● **Work to do**
Carry none of the pictures over; write out the complete data exactly.

● **Data**
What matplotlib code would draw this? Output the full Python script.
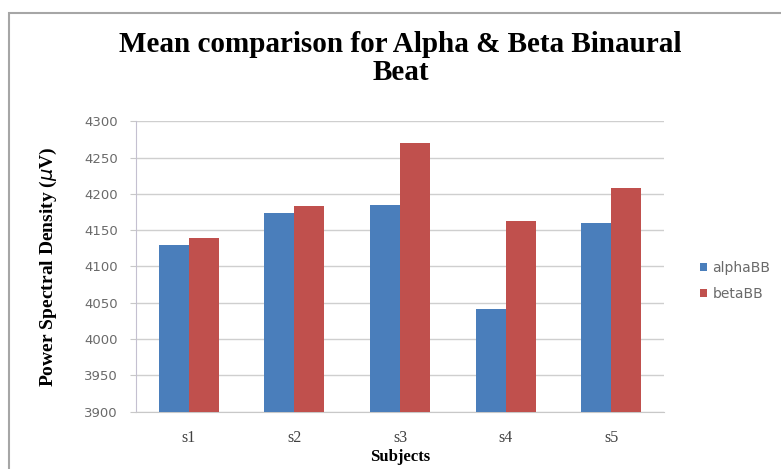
import matplotlib
matplotlib.use("Agg")
import matplotlib.pyplot as plt
from matplotlib.patches import Rectangle
import numpy as np

# Mean PSD per subject for each binaural beat
subjects = ["s1", "s2", "s3", "s4", "s5"]
alpha_bb = [4129, 4173, 4184, 4042, 4160]
beta_bb = [4139, 4183, 4270, 4162, 4208]
yticks = [3900, 3950, 4000, 4050, 4100, 4150, 4200, 4250, 4300]

blue = "#4a7ebb"
red = "#c0504d"

fig = plt.figure(figsize=(7.81, 4.69), dpi=100)
fig.patch.set_facecolor("white")

# outer chart frame (runs off the right and bottom edges)
frame = Rectangle((9 / 781, -0.2), 1.2, 1 - 13 / 469 + 0.2, transform=fig.transFigure,
                  fill=False, edgecolor="#a6a6a6", linewidth=1.5)
fig.patches.append(frame)

ax = fig.add_axes([136 / 781, 1 - 411.7 / 469, 528 / 781, 290.5 / 469])

x = np.arange(len(subjects))
w = 0.284
ax.bar(x - w / 2, alpha_bb, w, color=blue, label="alphaBB", zorder=3)
ax.bar(x + w / 2, beta_bb, w, color=red, label="betaBB", zorder=3)

ax.set_xlim(-0.5, len(subjects) - 0.5)
ax.set_ylim(3900, 4300)
ax.set_yticks(yticks)
ax.yaxis.grid(True, color="#cfcfcf", linewidth=1, zorder=0)

for s in ["top", "right"]:
    ax.spines[s].set_visible(False)
ax.spines["left"].set_color("#c4c0d0")
ax.spines["bottom"].set_color("#c8c8c8")

ax.tick_params(axis="y", length=4, color="#c8c8c8", labelsize=9.5,
               labelcolor="#6a6a6a", pad=9)
ax.tick_params(axis="x", length=0, pad=13)
ax.set_xticks(x)
ax.set_xticklabels(subjects, family="Liberation Serif", fontsize=11.5, color="#404040")
for lbl in ax.get_yticklabels():
    lbl.set_family("DejaVu Sans")

ax.set_xlabel("Subjects", family="Liberation Serif", fontweight="bold",
              fontsize=12, labelpad=2)
ax.set_ylabel(r"Power Spectral Density ($\mu$V)", family="Liberation Serif",
              fontweight="bold", fontsize=14, labelpad=18)

# two-line title
fig.text(0.513, 1 - 52 / 469, "Mean comparison for Alpha & Beta Binaural",
         ha="center", va="baseline", family="Liberation Serif",
         fontweight="bold", fontsize=21)
fig.text(0.513, 1 - 80 / 469, "Beat",
         ha="center", va="baseline", family="Liberation Serif",
         fontweight="bold", fontsize=21)

leg = ax.legend(loc="center left", bbox_to_anchor=(693 / 781, 1 - 281 / 469),
                bbox_transform=fig.transFigure, frameon=False, fontsize=10,
                handlelength=0.5, handleheight=0.5, handletextpad=0.4,
                labelspacing=0.85, borderpad=0)
for t in leg.get_texts():
    t.set_color("#6a6a6a")

fig.savefig("out.png", dpi=100, facecolor="white")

● **Solution to this exercise**
What matplotlib code would draw this? Output the full Python script.
import matplotlib
matplotlib.use("Agg")
import matplotlib.pyplot as plt
from matplotlib.patches import Rectangle
import numpy as np

# Mean PSD per subject for each binaural beat
subjects = ["s1", "s2", "s3", "s4", "s5"]
alpha_bb = [4129, 4173, 4184, 4042, 4160]
beta_bb = [4139, 4183, 4270, 4162, 4208]
yticks = [3900, 3950, 4000, 4050, 4100, 4150, 4200, 4250, 4300]

blue = "#4a7ebb"
red = "#c0504d"

fig = plt.figure(figsize=(7.81, 4.69), dpi=100)
fig.patch.set_facecolor("white")

# outer chart frame (runs off the right and bottom edges)
frame = Rectangle((9 / 781, -0.2), 1.2, 1 - 13 / 469 + 0.2, transform=fig.transFigure,
                  fill=False, edgecolor="#a6a6a6", linewidth=1.5)
fig.patches.append(frame)

ax = fig.add_axes([136 / 781, 1 - 411.7 / 469, 528 / 781, 290.5 / 469])

x = np.arange(len(subjects))
w = 0.284
ax.bar(x - w / 2, alpha_bb, w, color=blue, label="alphaBB", zorder=3)
ax.bar(x + w / 2, beta_bb, w, color=red, label="betaBB", zorder=3)

ax.set_xlim(-0.5, len(subjects) - 0.5)
ax.set_ylim(3900, 4300)
ax.set_yticks(yticks)
ax.yaxis.grid(True, color="#cfcfcf", linewidth=1, zorder=0)

for s in ["top", "right"]:
    ax.spines[s].set_visible(False)
ax.spines["left"].set_color("#c4c0d0")
ax.spines["bottom"].set_color("#c8c8c8")

ax.tick_params(axis="y", length=4, color="#c8c8c8", labelsize=9.5,
               labelcolor="#6a6a6a", pad=9)
ax.tick_params(axis="x", length=0, pad=13)
ax.set_xticks(x)
ax.set_xticklabels(subjects, family="Liberation Serif", fontsize=11.5, color="#404040")
for lbl in ax.get_yticklabels():
    lbl.set_family("DejaVu Sans")

ax.set_xlabel("Subjects", family="Liberation Serif", fontweight="bold",
              fontsize=12, labelpad=2)
ax.set_ylabel(r"Power Spectral Density ($\mu$V)", family="Liberation Serif",
              fontweight="bold", fontsize=14, labelpad=18)

# two-line title
fig.text(0.513, 1 - 52 / 469, "Mean comparison for Alpha & Beta Binaural",
         ha="center", va="baseline", family="Liberation Serif",
         fontweight="bold", fontsize=21)
fig.text(0.513, 1 - 80 / 469, "Beat",
         ha="center", va="baseline", family="Liberation Serif",
         fontweight="bold", fontsize=21)

leg = ax.legend(loc="center left", bbox_to_anchor=(693 / 781, 1 - 281 / 469),
                bbox_transform=fig.transFigure, frameon=False, fontsize=10,
                handlelength=0.5, handleheight=0.5, handletextpad=0.4,
                labelspacing=0.85, borderpad=0)
for t in leg.get_texts():
    t.set_color("#6a6a6a")

fig.savefig("out.png", dpi=100, facecolor="white")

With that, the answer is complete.